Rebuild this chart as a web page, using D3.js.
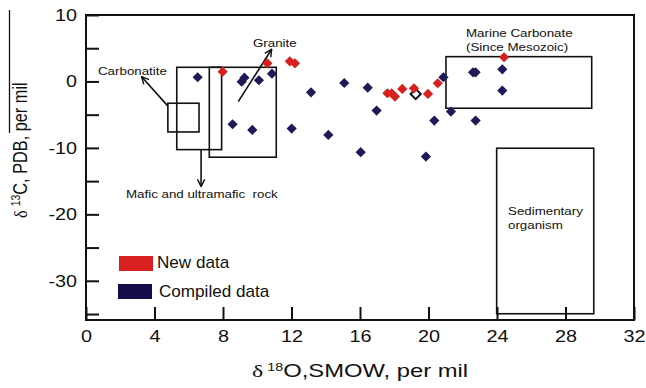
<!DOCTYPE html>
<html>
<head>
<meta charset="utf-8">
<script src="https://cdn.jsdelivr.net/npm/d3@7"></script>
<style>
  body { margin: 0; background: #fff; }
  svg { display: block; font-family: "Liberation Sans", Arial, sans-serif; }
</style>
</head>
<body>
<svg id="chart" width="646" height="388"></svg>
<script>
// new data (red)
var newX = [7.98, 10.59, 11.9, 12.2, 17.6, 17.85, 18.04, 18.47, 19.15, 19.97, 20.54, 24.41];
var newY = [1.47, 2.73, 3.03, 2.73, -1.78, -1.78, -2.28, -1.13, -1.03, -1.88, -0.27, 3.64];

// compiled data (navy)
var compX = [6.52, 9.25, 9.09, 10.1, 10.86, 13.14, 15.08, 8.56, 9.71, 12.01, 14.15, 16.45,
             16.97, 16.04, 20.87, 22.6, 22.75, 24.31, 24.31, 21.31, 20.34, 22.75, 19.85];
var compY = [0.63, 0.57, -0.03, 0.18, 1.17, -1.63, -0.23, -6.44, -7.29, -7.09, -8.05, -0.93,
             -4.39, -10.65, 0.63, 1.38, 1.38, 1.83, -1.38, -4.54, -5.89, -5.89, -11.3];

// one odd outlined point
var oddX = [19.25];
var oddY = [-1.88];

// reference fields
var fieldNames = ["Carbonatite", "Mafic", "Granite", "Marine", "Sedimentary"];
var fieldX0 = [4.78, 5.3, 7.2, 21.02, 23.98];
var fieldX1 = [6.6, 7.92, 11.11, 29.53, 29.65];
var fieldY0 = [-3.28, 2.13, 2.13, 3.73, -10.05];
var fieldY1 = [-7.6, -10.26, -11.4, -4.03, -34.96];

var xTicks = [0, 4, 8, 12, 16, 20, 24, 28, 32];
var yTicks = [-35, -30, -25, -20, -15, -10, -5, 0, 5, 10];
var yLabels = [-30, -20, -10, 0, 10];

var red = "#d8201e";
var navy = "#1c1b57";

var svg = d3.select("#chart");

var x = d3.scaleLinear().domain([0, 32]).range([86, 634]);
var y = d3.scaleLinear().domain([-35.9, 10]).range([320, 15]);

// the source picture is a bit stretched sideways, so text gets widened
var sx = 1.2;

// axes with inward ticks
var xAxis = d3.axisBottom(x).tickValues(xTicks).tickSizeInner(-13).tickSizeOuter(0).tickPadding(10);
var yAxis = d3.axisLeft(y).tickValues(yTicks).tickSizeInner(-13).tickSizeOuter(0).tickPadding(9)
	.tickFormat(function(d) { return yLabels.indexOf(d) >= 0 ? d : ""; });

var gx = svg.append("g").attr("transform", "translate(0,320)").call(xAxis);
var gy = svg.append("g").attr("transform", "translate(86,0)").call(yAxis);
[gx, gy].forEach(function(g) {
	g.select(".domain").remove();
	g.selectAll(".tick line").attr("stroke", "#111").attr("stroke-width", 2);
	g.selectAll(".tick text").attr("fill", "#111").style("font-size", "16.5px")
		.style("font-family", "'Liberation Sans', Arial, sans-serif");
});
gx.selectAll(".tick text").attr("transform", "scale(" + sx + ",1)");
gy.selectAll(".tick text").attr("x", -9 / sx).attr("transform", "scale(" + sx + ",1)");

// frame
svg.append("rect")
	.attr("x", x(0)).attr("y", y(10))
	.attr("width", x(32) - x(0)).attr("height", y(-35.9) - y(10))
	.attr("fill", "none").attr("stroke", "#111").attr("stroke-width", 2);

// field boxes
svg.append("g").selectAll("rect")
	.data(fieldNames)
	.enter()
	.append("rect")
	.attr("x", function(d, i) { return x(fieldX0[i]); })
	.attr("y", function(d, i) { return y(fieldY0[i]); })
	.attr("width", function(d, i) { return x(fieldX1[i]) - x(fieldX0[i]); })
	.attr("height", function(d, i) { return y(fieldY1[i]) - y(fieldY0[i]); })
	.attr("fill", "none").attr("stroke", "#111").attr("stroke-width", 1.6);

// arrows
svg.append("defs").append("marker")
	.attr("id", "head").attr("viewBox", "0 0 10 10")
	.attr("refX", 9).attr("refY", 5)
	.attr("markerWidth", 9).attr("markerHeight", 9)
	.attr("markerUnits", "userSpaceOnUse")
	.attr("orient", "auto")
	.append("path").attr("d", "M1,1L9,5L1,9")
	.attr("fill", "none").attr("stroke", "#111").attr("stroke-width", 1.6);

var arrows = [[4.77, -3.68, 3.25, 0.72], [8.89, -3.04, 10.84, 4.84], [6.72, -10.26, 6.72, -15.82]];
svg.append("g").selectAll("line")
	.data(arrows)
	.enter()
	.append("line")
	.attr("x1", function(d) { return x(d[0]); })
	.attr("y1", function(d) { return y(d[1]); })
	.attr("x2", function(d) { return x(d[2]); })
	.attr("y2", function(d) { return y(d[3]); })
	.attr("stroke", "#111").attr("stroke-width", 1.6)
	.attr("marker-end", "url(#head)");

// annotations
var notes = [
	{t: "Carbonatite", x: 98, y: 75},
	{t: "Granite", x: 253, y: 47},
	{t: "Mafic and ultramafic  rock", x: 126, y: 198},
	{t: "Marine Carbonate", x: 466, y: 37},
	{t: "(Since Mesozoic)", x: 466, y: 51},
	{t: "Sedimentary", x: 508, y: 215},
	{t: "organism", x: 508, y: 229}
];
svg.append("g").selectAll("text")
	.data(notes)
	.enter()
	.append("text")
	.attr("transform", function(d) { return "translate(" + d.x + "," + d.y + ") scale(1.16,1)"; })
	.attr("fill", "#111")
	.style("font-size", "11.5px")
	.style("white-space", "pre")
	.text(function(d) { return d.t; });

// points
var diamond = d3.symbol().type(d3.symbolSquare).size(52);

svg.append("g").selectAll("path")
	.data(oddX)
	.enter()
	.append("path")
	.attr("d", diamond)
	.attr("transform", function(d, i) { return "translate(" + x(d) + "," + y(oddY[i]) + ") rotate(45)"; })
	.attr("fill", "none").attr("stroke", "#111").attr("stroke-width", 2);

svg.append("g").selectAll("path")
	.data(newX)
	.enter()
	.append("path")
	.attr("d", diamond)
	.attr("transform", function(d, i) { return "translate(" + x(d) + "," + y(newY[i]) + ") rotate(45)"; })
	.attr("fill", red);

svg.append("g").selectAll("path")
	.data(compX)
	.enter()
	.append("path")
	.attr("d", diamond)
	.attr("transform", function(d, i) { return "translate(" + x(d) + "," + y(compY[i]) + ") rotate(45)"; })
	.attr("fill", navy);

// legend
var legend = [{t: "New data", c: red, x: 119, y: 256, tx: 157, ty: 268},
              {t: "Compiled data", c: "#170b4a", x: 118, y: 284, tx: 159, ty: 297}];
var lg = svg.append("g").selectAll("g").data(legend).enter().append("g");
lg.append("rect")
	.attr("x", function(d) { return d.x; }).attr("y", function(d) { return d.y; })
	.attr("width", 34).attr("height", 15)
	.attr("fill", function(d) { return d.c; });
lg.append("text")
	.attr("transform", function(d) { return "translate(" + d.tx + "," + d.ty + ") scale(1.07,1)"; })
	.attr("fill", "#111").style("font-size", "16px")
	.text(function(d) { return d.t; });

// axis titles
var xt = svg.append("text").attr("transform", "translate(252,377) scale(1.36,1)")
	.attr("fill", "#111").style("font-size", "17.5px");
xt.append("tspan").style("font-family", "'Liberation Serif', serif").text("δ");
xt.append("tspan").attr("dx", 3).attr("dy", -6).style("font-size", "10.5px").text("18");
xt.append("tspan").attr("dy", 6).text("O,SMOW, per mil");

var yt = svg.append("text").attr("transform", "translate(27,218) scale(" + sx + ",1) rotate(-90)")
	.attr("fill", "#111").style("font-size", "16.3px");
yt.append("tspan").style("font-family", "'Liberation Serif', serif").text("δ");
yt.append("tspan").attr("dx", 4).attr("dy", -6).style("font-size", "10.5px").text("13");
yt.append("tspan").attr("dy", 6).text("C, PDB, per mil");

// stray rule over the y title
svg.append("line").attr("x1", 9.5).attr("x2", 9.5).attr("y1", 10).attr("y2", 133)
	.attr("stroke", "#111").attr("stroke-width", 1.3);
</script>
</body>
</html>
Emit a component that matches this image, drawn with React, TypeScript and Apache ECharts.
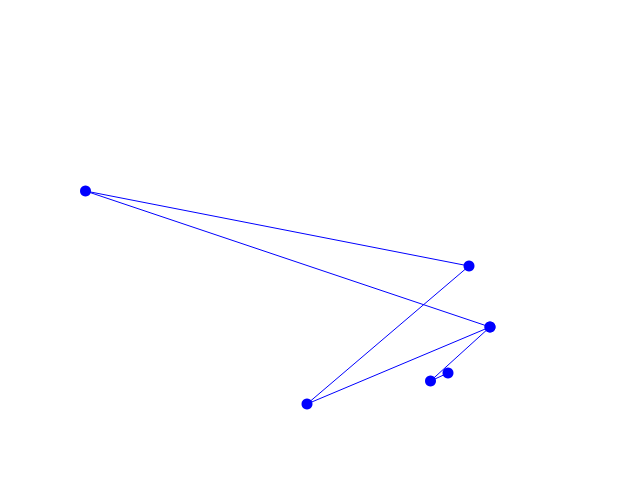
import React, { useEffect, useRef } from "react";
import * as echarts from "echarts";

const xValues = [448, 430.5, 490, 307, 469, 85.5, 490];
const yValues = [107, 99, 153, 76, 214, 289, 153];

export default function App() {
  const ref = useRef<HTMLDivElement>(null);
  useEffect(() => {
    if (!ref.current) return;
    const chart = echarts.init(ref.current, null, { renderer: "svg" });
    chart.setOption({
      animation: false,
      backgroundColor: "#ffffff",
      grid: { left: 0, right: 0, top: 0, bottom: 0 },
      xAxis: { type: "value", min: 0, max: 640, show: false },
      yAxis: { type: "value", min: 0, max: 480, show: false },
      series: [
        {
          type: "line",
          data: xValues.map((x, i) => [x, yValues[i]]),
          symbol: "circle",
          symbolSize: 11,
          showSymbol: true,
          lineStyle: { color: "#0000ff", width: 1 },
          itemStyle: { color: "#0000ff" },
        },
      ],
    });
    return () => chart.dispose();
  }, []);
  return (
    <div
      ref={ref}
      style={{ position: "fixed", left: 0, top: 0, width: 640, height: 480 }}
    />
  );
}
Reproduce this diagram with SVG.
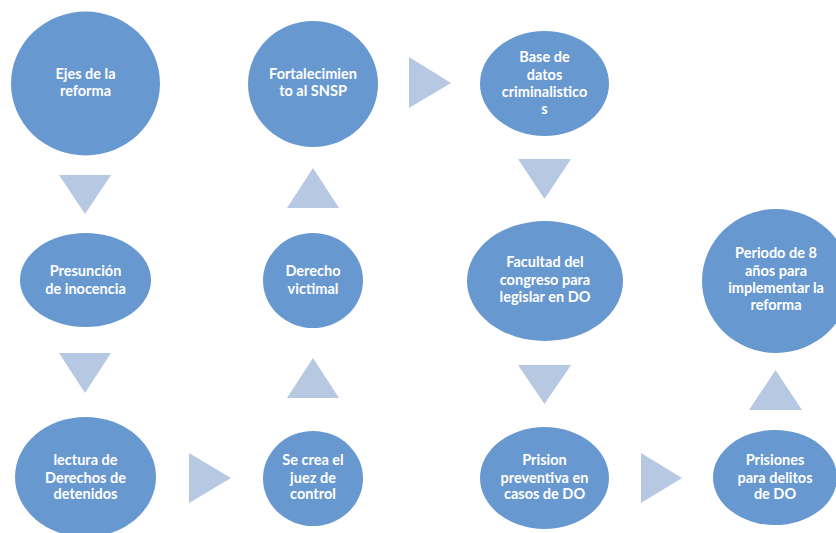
***
OBJECTIVE: Across the records above, count the lines holding "React" and reply with that number alone.

RESULT OF THIS EXERCISE: 2